→ **Data block**:

-=-=-

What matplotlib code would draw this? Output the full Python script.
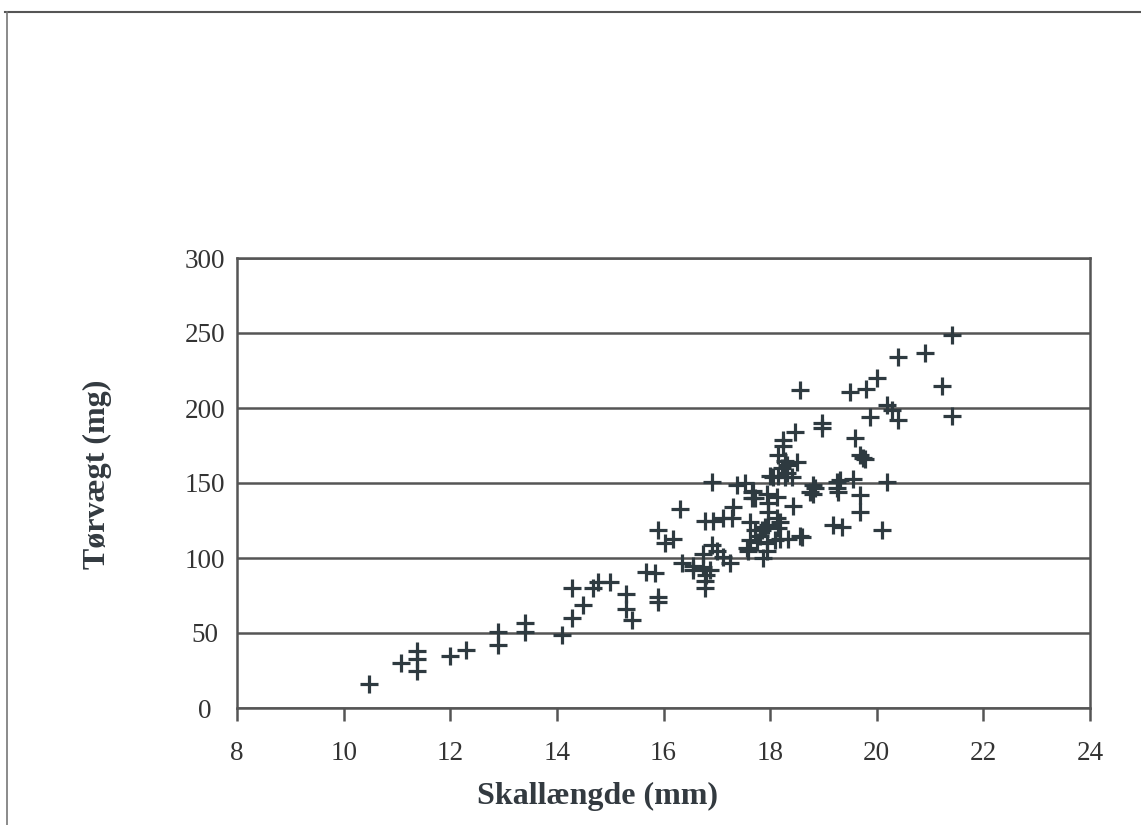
import matplotlib
matplotlib.use("Agg")
import matplotlib.pyplot as plt
from matplotlib.lines import Line2D

# Shell length (mm) and dry weight (mg)
shell_length = [
    10.48, 11.08, 11.38, 11.38, 11.38, 12.0, 12.3, 12.9, 12.9, 13.4, 13.4,
    14.1, 14.28, 14.49, 14.28, 14.68, 14.77, 15.0, 15.3, 15.3, 15.4,
    15.67, 15.84, 15.9, 15.9, 15.9, 16.03, 16.18, 16.31,
    16.35, 16.55, 16.74, 16.55, 16.87, 16.78, 16.78, 16.74, 16.91, 17.0,
    17.12, 17.25, 16.8,
    16.78, 16.93, 17.12, 17.29, 17.62, 17.9, 18.19, 18.15, 17.85, 18.56, 17.3,
    16.91, 17.53, 17.38, 18.0, 18.32, 18.32, 18.41, 18.15, 18.06, 18.28,
    18.84, 18.75, 18.8, 18.8,
    17.66, 17.66, 17.94, 18.13, 17.96, 18.43, 17.96, 17.68, 17.72,
    17.57, 17.75, 17.94, 17.59, 17.94, 17.87, 18.1, 18.34, 18.6, 18.19,
    17.62, 17.81, 17.72, 17.96, 18.13,
    18.56, 19.5, 19.8, 20.0, 20.4, 20.9, 21.41, 21.22,
    18.97, 18.97, 18.47, 18.25, 18.25, 18.15, 18.28, 18.5, 18.22,
    19.6, 19.75, 19.69, 19.78,
    20.19, 19.88, 20.29, 20.4, 21.41,
    19.25, 19.31, 19.56, 20.19,
    19.25, 19.27, 19.69, 19.69,
    19.18, 19.35, 20.1,
]
dry_weight = [
    16, 30, 38, 33, 25, 35, 39, 51, 42, 57, 51,
    49, 60, 69, 80, 80, 84, 84, 76, 66, 59,
    91, 90, 74, 71, 119, 110, 113, 133,
    97, 95, 94, 92, 92, 85, 80, 103, 109, 105,
    101, 97, 89,
    125, 125, 127, 127, 124, 121, 124, 120, 119, 115, 134,
    151, 150, 149, 155, 162, 157, 154, 155, 154, 154,
    147, 144, 149, 143,
    144, 140, 143, 141, 137, 135, 131, 145, 140,
    107, 111, 110, 105, 105, 100, 112, 113, 114, 113,
    112, 115, 119, 122, 127,
    212, 211, 213, 220, 234, 237, 249, 215,
    190, 187, 184, 179, 175, 169, 165, 164, 160,
    180, 167, 169, 166,
    202, 194, 199, 192, 195,
    151, 152, 153, 151,
    147, 144, 142, 131,
    122, 121, 119,
]

x_ticks = [8, 10, 12, 14, 16, 18, 20, 22, 24]
y_ticks = [0, 50, 100, 150, 200, 250, 300]
x_label = "Skallængde (mm)"
y_label = "Tørvægt (mg)"

ink = "#2e3a40"
grid_col = "#555555"

fig = plt.figure(figsize=(11.41, 8.25), dpi=100)
fig.patch.set_facecolor("white")
ax = fig.add_axes([237 / 1141, 1 - 708 / 825, (1090 - 237) / 1141, (708 - 258) / 825])

for y in y_ticks:
    ax.axhline(y, color=grid_col, lw=1.8, zorder=1)

ax.plot(shell_length, dry_weight, linestyle="none", marker="+",
        markersize=13.5, markeredgewidth=2.3, color=ink, zorder=3)

ax.set_xlim(8, 24)
ax.set_ylim(0, 300)
ax.set_xticks(x_ticks)
ax.set_yticks(y_ticks)

for s in ax.spines.values():
    s.set_color(grid_col)
    s.set_linewidth(1.8)

tick_font = dict(family="Liberation Serif", size=19.5)
ax.set_xticklabels([str(v) for v in x_ticks], fontdict=tick_font, color="#333333")
ax.set_yticklabels([str(v) for v in y_ticks], fontdict=tick_font, color="#333333",
                   ha="center")
ax.tick_params(axis="x", direction="out", length=9, width=1.8, color=grid_col, pad=15)
ax.tick_params(axis="y", length=0, pad=23)

ax.set_xlabel(x_label, family="Liberation Serif", fontweight="bold", fontsize=23,
              color="#333a40", va="top")
ax.xaxis.set_label_coords(0.423, -0.165)
ax.set_ylabel(y_label, family="Liberation Serif", fontweight="bold", fontsize=23,
              color="#333a40")
ax.yaxis.set_label_coords(-0.1465, 0.52)

# outer frame lines (top and left) of the scanned figure
fig.add_artist(Line2D([5 / 1141, 1.0], [1 - 12 / 825, 1 - 12 / 825],
                      transform=fig.transFigure, color="#555555", lw=1.5))
fig.add_artist(Line2D([7 / 1141, 7 / 1141], [0, 1 - 12 / 825],
                      transform=fig.transFigure, color="#777777", lw=1.2))

fig.savefig("out.png", dpi=100, facecolor="white")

-=-=-

→ **Aim of the task**: Leave out the pictures and repeat the lines from the start of the material through the line with "from matplotlib.lines import Line2D", inclusive.

→ **Response to this exercise**:
What matplotlib code would draw this? Output the full Python script.
import matplotlib
matplotlib.use("Agg")
import matplotlib.pyplot as plt
from matplotlib.lines import Line2D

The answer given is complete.